The Big Picture: Fixing the "Ghost" in the Machine
Imagine you are an artist trying to recreate a famous statue, but you only have a few scattered clues (a few broken pieces of the statue). Your job is to guess what the rest of the statue looks like and build a 3D model of it.
In the world of computers, this is called Point Cloud Completion. The computer tries to fill in the missing parts of a 3D object based on a sparse, incomplete scan.
For years, the standard tool computers used to check if their guess was good was called the Chamfer Distance (CD). Think of CD as a strict teacher grading your sculpture. However, this teacher had a weird flaw: they were too nice to the details but too harsh on the big picture, or vice versa. This caused the computer to get confused, often resulting in sculptures that looked like clumps of clay (points stuck together) or had holes where parts should be.
This paper introduces a new, smarter teacher called FCD (Flexible-weighted Chamfer Distance).
The Problem: The "Tug-of-War"
To understand why the old method failed, imagine a Tug-of-War game.
- Team A (Local Precision): Wants every single point in your 3D model to be perfectly close to the real object's surface. They want the details to be sharp.
- Team B (Global Coverage): Wants the model to cover the entire shape, making sure no part of the real object is left empty. They want the shape to be complete.
The Old Method (Standard CD):
The old teacher told both teams, "You are equally important!" So, Team A and Team B pulled with exactly the same strength.
- The Result: If the computer tried to move a point to fill a hole (Team B's goal), Team A would pull it back because it wasn't perfectly aligned with a specific detail yet.
- The Outcome: The points got stuck in the middle. They didn't move to fill the holes, and they didn't spread out evenly. Instead, they clumped together in tight balls (like a bunch of grapes) or left big gaps. The computer got stuck in a "local minimum"—a state where it thought it was doing its best, but the result looked terrible.
The Solution: The "Flexible" Teacher (FCD)
The authors of this paper realized that you can't treat both goals equally from the start. You need a strategy.
They introduced FCD, which changes the rules of the game dynamically.
The Strategy: "Build the Frame, Then Paint the Details"
Imagine building a house.
- Phase 1 (The Frame): First, you need to make sure the house has a roof, walls, and a floor. You don't care about the paint color or the doorknob yet. You just need the structure to be complete.
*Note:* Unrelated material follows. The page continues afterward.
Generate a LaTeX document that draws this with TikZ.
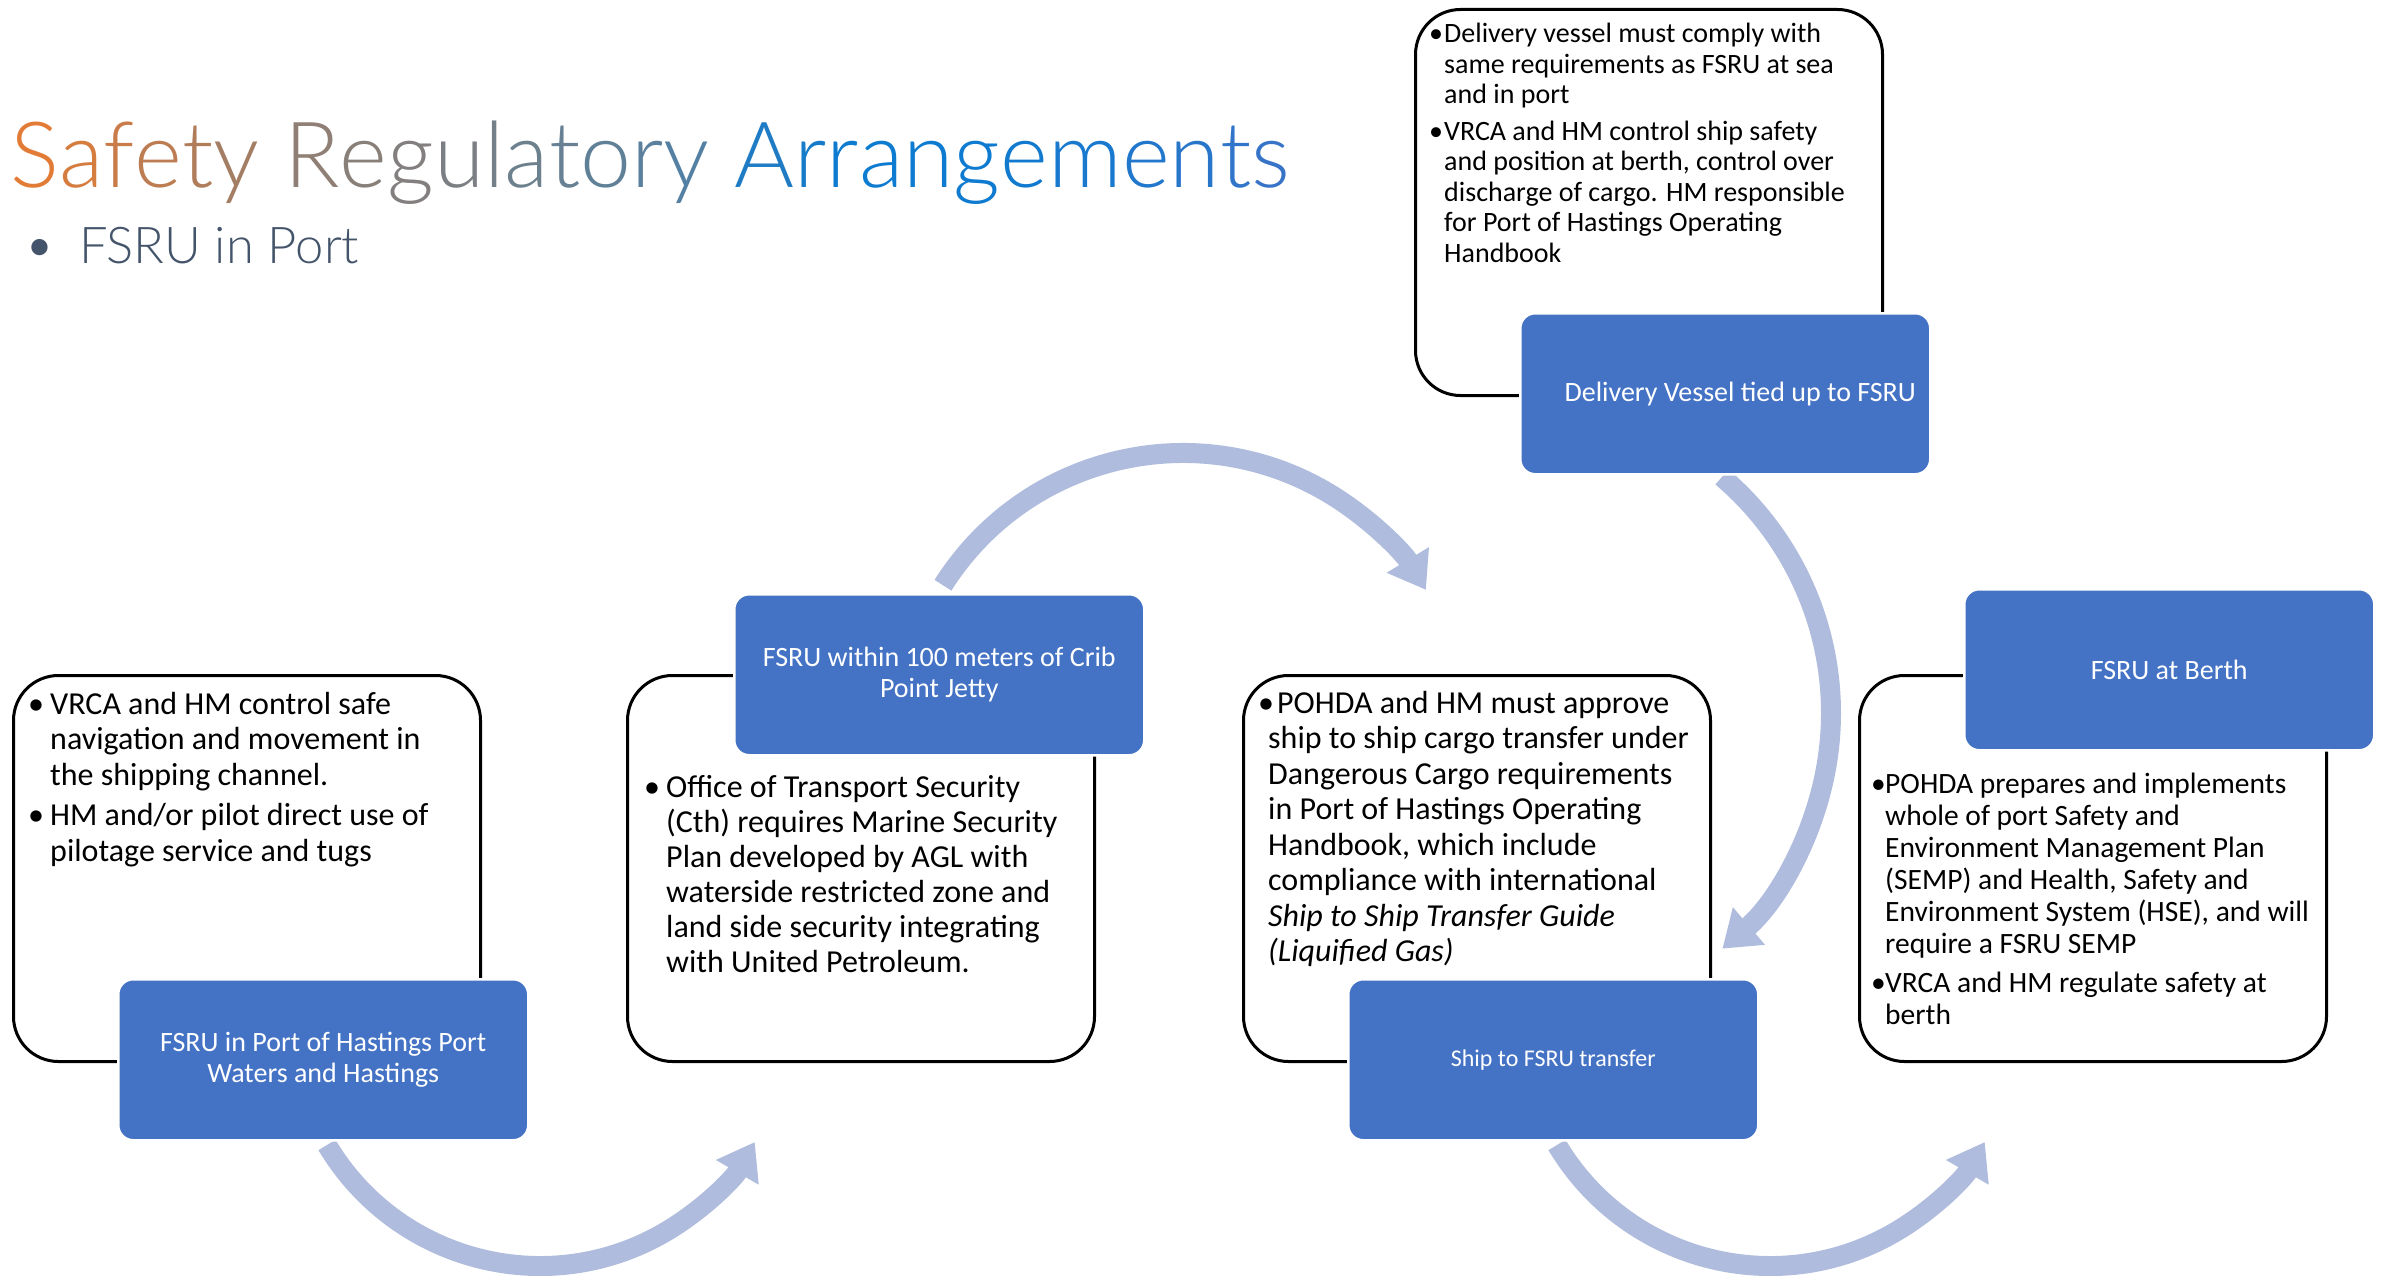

- Phase 2 (The Details): Once the house is standing, then you go back and fix the paint, the windows, and the details.
FCD does exactly this:
- Early in training: It tells the computer, "Ignore the tiny details for a second! Focus on covering the whole shape!" It gives a huge boost to the "Global Coverage" team (Team B). This forces the computer to spread the points out and fill in the holes, breaking the clumps.
- Later in training: Once the shape is complete, it says, "Okay, the house is built. Now, let's focus on the details." It balances the teams so the points fit perfectly against the surface.
Why This Matters (The Results)
The paper tested this new "Flexible Teacher" on many different tasks:
- ShapeNet55: A huge library of 3D objects (chairs, cars, lamps).
- PCN: A standard test for filling in missing shapes.
- KITTI: Real-world car scans from the street (very messy and incomplete).
- ABC: Complex industrial machine parts.
- Upsampling: Making a low-quality image look high-definition.
The Results:
- No more clumps: The points spread out evenly, like a smooth layer of frosting, instead of gathering in lumps.
- Better shapes: The reconstructed objects looked more complete and realistic.
- Fast and Free: The best part? This new method is "plug-and-play." It doesn't require a supercomputer. It adds almost zero extra time to the training process. It's like giving the computer a better pair of glasses without making it slower.
A Simple Analogy: The Crowd at a Concert
Imagine a crowd of people (the points) trying to fill a stadium (the 3D shape).
- Old Method: Everyone is told to stand as close as possible to the person in front of them. Result? Everyone ends up huddled in a few small groups, leaving huge empty sections of the stadium.
- New Method (FCD):
- First: The announcer shouts, "Everyone, spread out! Fill every seat in the stadium, even if you aren't standing perfectly straight!" (This forces the crowd to cover the whole area).
- Second: Once everyone is in the stadium, the announcer says, "Okay, now adjust your position so you are standing perfectly straight."
The result? A stadium that is full and organized, rather than a few crowded pockets of people.
The Bottom Line
This paper solves a long-standing problem in 3D computer vision. By realizing that global structure (the big picture) needs to be prioritized before local precision (the tiny details), the authors created a simple, flexible tool that makes 3D object reconstruction significantly better, faster, and more reliable. It's a small change in the math that leads to a huge improvement in the visual quality of 3D models.